Stored items:
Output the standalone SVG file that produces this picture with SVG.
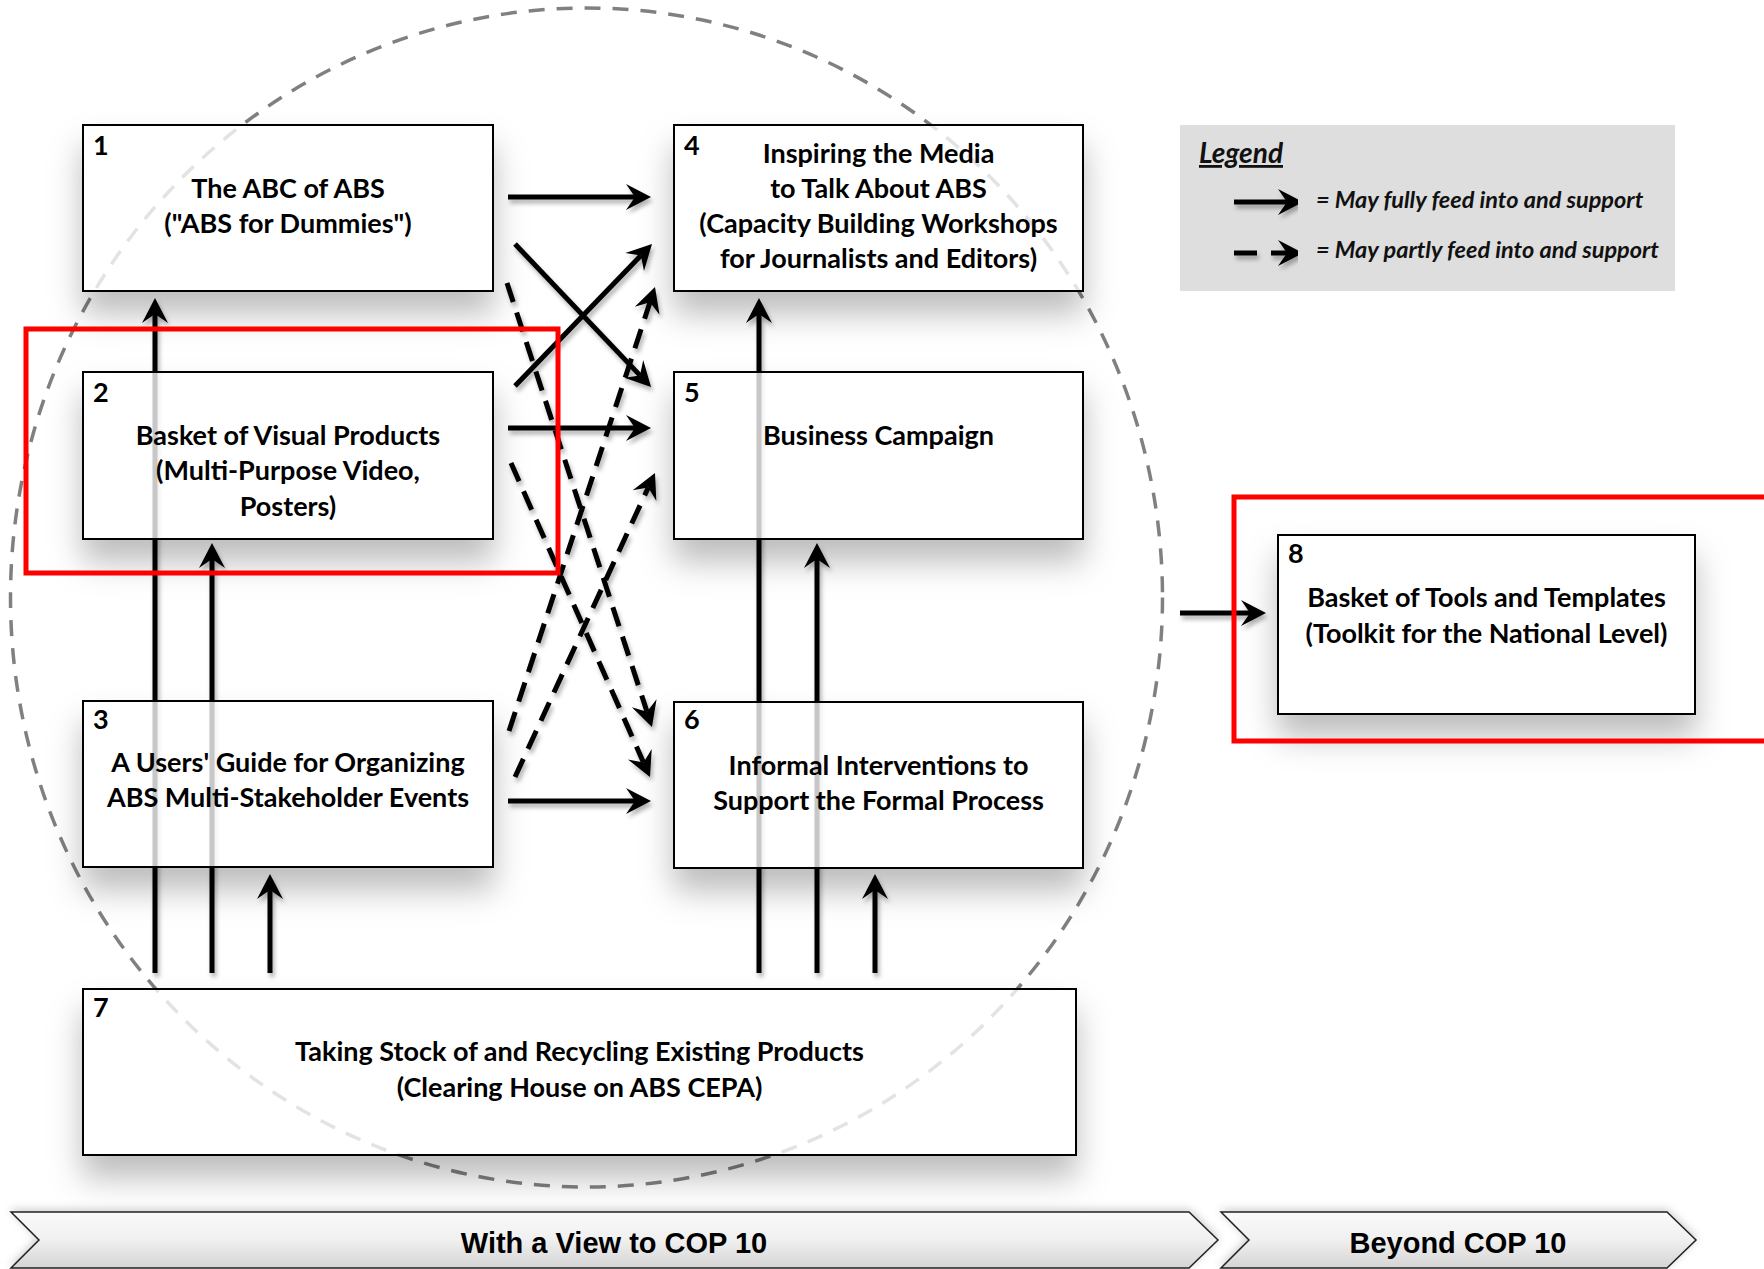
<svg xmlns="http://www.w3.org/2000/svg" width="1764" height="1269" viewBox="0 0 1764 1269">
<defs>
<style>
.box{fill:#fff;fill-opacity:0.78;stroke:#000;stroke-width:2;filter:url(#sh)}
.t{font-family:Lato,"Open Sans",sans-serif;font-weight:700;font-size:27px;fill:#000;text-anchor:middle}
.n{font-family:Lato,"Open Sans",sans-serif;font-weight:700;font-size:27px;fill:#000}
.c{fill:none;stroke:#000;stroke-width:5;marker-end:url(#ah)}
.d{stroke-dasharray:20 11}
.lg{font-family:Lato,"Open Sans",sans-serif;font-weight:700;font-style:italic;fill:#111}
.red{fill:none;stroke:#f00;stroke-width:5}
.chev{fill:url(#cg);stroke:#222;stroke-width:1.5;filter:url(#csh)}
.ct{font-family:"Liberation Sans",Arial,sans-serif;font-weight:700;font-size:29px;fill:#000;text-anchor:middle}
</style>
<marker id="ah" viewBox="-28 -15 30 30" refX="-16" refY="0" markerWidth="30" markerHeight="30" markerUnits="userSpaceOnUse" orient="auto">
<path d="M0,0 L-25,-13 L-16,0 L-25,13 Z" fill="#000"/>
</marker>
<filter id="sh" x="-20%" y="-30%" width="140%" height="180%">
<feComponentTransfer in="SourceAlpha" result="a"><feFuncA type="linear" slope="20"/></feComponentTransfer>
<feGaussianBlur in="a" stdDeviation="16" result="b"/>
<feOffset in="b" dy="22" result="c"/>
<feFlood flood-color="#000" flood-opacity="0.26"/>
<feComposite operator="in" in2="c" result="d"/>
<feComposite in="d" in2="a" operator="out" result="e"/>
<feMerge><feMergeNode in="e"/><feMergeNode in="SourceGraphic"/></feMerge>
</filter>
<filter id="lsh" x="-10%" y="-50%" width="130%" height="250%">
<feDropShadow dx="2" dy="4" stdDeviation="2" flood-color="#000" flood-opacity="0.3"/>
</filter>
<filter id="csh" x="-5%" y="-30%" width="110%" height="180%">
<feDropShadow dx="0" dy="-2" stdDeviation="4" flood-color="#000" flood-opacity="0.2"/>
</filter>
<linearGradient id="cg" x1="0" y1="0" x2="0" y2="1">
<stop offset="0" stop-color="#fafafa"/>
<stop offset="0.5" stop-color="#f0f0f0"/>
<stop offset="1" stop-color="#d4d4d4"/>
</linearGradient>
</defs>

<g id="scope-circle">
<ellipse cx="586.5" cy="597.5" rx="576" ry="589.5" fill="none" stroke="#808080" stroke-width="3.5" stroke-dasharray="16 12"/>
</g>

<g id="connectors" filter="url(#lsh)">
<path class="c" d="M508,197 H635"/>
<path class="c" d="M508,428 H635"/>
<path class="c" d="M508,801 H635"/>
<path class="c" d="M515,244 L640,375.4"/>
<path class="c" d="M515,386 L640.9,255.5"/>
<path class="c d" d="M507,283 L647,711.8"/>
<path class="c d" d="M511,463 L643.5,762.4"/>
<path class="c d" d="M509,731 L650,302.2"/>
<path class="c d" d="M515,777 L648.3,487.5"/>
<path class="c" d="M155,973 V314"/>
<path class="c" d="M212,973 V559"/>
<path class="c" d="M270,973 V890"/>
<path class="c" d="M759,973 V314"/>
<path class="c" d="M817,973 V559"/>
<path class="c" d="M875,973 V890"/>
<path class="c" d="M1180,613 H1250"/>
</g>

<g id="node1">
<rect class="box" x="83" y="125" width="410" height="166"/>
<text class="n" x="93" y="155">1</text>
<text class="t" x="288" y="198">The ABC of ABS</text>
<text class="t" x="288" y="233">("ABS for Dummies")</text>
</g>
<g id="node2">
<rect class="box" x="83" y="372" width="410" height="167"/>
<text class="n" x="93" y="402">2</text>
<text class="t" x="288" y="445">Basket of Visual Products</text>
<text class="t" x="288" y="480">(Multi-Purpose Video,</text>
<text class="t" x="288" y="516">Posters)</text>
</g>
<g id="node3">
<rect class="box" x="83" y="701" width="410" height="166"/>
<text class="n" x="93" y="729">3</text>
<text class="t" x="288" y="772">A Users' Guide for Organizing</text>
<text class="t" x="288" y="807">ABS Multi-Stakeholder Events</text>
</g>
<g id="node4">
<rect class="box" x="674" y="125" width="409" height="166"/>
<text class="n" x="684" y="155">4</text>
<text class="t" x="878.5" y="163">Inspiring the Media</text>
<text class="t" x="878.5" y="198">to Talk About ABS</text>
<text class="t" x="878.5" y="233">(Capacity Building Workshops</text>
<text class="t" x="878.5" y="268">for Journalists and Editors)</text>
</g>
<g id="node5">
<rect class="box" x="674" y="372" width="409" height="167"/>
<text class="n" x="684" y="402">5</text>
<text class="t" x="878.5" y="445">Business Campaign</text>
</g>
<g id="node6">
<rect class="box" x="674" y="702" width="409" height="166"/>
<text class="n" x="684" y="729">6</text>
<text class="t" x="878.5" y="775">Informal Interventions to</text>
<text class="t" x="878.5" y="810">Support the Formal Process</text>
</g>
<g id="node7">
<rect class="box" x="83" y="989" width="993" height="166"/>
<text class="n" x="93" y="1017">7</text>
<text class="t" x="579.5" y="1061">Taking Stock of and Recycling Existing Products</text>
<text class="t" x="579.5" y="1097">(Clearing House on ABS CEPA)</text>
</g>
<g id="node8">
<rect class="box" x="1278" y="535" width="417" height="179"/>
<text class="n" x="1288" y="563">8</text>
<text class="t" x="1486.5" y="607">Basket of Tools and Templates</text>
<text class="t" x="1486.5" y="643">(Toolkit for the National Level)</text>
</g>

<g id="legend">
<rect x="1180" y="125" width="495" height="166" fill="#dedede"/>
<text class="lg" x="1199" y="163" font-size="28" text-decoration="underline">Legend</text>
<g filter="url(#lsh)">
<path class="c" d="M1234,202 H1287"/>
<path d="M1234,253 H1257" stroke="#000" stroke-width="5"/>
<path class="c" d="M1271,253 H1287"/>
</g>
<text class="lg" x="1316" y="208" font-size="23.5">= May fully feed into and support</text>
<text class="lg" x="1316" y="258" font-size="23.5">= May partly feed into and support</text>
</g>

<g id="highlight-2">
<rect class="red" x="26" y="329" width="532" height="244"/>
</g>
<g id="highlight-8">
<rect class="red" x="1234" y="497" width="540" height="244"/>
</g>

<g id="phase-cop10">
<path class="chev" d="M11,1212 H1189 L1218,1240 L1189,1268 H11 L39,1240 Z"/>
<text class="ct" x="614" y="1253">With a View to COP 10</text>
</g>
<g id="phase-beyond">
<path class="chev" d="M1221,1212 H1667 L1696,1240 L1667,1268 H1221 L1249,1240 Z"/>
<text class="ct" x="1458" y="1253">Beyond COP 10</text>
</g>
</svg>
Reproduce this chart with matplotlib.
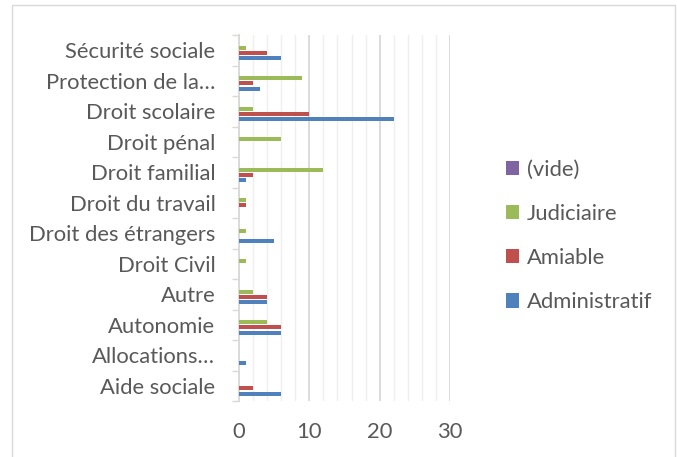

§ **TASK TO COMPLETE**:
Your job is to transcribe the entries above exactly; skip the pictures.

§ **FULL ANSWER**:
Output the standalone SVG file that produces this picture with SVG.
<svg xmlns="http://www.w3.org/2000/svg" width="1764" height="1269" viewBox="0 0 1764 1269">
<defs>
<style>
.box{fill:#fff;fill-opacity:0.78;stroke:#000;stroke-width:2;filter:url(#sh)}
.t{font-family:Lato,"Open Sans",sans-serif;font-weight:700;font-size:27px;fill:#000;text-anchor:middle}
.n{font-family:Lato,"Open Sans",sans-serif;font-weight:700;font-size:27px;fill:#000}
.c{fill:none;stroke:#000;stroke-width:5;marker-end:url(#ah)}
.d{stroke-dasharray:20 11}
.lg{font-family:Lato,"Open Sans",sans-serif;font-weight:700;font-style:italic;fill:#111}
.red{fill:none;stroke:#f00;stroke-width:5}
.chev{fill:url(#cg);stroke:#222;stroke-width:1.5;filter:url(#csh)}
.ct{font-family:"Liberation Sans",Arial,sans-serif;font-weight:700;font-size:29px;fill:#000;text-anchor:middle}
</style>
<marker id="ah" viewBox="-28 -15 30 30" refX="-16" refY="0" markerWidth="30" markerHeight="30" markerUnits="userSpaceOnUse" orient="auto">
<path d="M0,0 L-25,-13 L-16,0 L-25,13 Z" fill="#000"/>
</marker>
<filter id="sh" x="-20%" y="-30%" width="140%" height="180%">
<feComponentTransfer in="SourceAlpha" result="a"><feFuncA type="linear" slope="20"/></feComponentTransfer>
<feGaussianBlur in="a" stdDeviation="16" result="b"/>
<feOffset in="b" dy="22" result="c"/>
<feFlood flood-color="#000" flood-opacity="0.26"/>
<feComposite operator="in" in2="c" result="d"/>
<feComposite in="d" in2="a" operator="out" result="e"/>
<feMerge><feMergeNode in="e"/><feMergeNode in="SourceGraphic"/></feMerge>
</filter>
<filter id="lsh" x="-10%" y="-50%" width="130%" height="250%">
<feDropShadow dx="2" dy="4" stdDeviation="2" flood-color="#000" flood-opacity="0.3"/>
</filter>
<filter id="csh" x="-5%" y="-30%" width="110%" height="180%">
<feDropShadow dx="0" dy="-2" stdDeviation="4" flood-color="#000" flood-opacity="0.2"/>
</filter>
<linearGradient id="cg" x1="0" y1="0" x2="0" y2="1">
<stop offset="0" stop-color="#fafafa"/>
<stop offset="0.5" stop-color="#f0f0f0"/>
<stop offset="1" stop-color="#d4d4d4"/>
</linearGradient>
</defs>

<g id="scope-circle">
<ellipse cx="586.5" cy="597.5" rx="576" ry="589.5" fill="none" stroke="#808080" stroke-width="3.5" stroke-dasharray="16 12"/>
</g>

<g id="connectors" filter="url(#lsh)">
<path class="c" d="M508,197 H635"/>
<path class="c" d="M508,428 H635"/>
<path class="c" d="M508,801 H635"/>
<path class="c" d="M515,244 L640,375.4"/>
<path class="c" d="M515,386 L640.9,255.5"/>
<path class="c d" d="M507,283 L647,711.8"/>
<path class="c d" d="M511,463 L643.5,762.4"/>
<path class="c d" d="M509,731 L650,302.2"/>
<path class="c d" d="M515,777 L648.3,487.5"/>
<path class="c" d="M155,973 V314"/>
<path class="c" d="M212,973 V559"/>
<path class="c" d="M270,973 V890"/>
<path class="c" d="M759,973 V314"/>
<path class="c" d="M817,973 V559"/>
<path class="c" d="M875,973 V890"/>
<path class="c" d="M1180,613 H1250"/>
</g>

<g id="node1">
<rect class="box" x="83" y="125" width="410" height="166"/>
<text class="n" x="93" y="155">1</text>
<text class="t" x="288" y="198">The ABC of ABS</text>
<text class="t" x="288" y="233">("ABS for Dummies")</text>
</g>
<g id="node2">
<rect class="box" x="83" y="372" width="410" height="167"/>
<text class="n" x="93" y="402">2</text>
<text class="t" x="288" y="445">Basket of Visual Products</text>
<text class="t" x="288" y="480">(Multi-Purpose Video,</text>
<text class="t" x="288" y="516">Posters)</text>
</g>
<g id="node3">
<rect class="box" x="83" y="701" width="410" height="166"/>
<text class="n" x="93" y="729">3</text>
<text class="t" x="288" y="772">A Users' Guide for Organizing</text>
<text class="t" x="288" y="807">ABS Multi-Stakeholder Events</text>
</g>
<g id="node4">
<rect class="box" x="674" y="125" width="409" height="166"/>
<text class="n" x="684" y="155">4</text>
<text class="t" x="878.5" y="163">Inspiring the Media</text>
<text class="t" x="878.5" y="198">to Talk About ABS</text>
<text class="t" x="878.5" y="233">(Capacity Building Workshops</text>
<text class="t" x="878.5" y="268">for Journalists and Editors)</text>
</g>
<g id="node5">
<rect class="box" x="674" y="372" width="409" height="167"/>
<text class="n" x="684" y="402">5</text>
<text class="t" x="878.5" y="445">Business Campaign</text>
</g>
<g id="node6">
<rect class="box" x="674" y="702" width="409" height="166"/>
<text class="n" x="684" y="729">6</text>
<text class="t" x="878.5" y="775">Informal Interventions to</text>
<text class="t" x="878.5" y="810">Support the Formal Process</text>
</g>
<g id="node7">
<rect class="box" x="83" y="989" width="993" height="166"/>
<text class="n" x="93" y="1017">7</text>
<text class="t" x="579.5" y="1061">Taking Stock of and Recycling Existing Products</text>
<text class="t" x="579.5" y="1097">(Clearing House on ABS CEPA)</text>
</g>
<g id="node8">
<rect class="box" x="1278" y="535" width="417" height="179"/>
<text class="n" x="1288" y="563">8</text>
<text class="t" x="1486.5" y="607">Basket of Tools and Templates</text>
<text class="t" x="1486.5" y="643">(Toolkit for the National Level)</text>
</g>

<g id="legend">
<rect x="1180" y="125" width="495" height="166" fill="#dedede"/>
<text class="lg" x="1199" y="163" font-size="28" text-decoration="underline">Legend</text>
<g filter="url(#lsh)">
<path class="c" d="M1234,202 H1287"/>
<path d="M1234,253 H1257" stroke="#000" stroke-width="5"/>
<path class="c" d="M1271,253 H1287"/>
</g>
<text class="lg" x="1316" y="208" font-size="23.5">= May fully feed into and support</text>
<text class="lg" x="1316" y="258" font-size="23.5">= May partly feed into and support</text>
</g>

<g id="highlight-2">
<rect class="red" x="26" y="329" width="532" height="244"/>
</g>
<g id="highlight-8">
<rect class="red" x="1234" y="497" width="540" height="244"/>
</g>

<g id="phase-cop10">
<path class="chev" d="M11,1212 H1189 L1218,1240 L1189,1268 H11 L39,1240 Z"/>
<text class="ct" x="614" y="1253">With a View to COP 10</text>
</g>
<g id="phase-beyond">
<path class="chev" d="M1221,1212 H1667 L1696,1240 L1667,1268 H1221 L1249,1240 Z"/>
<text class="ct" x="1458" y="1253">Beyond COP 10</text>
</g>
</svg>
Reproduce this chart with matplotlib.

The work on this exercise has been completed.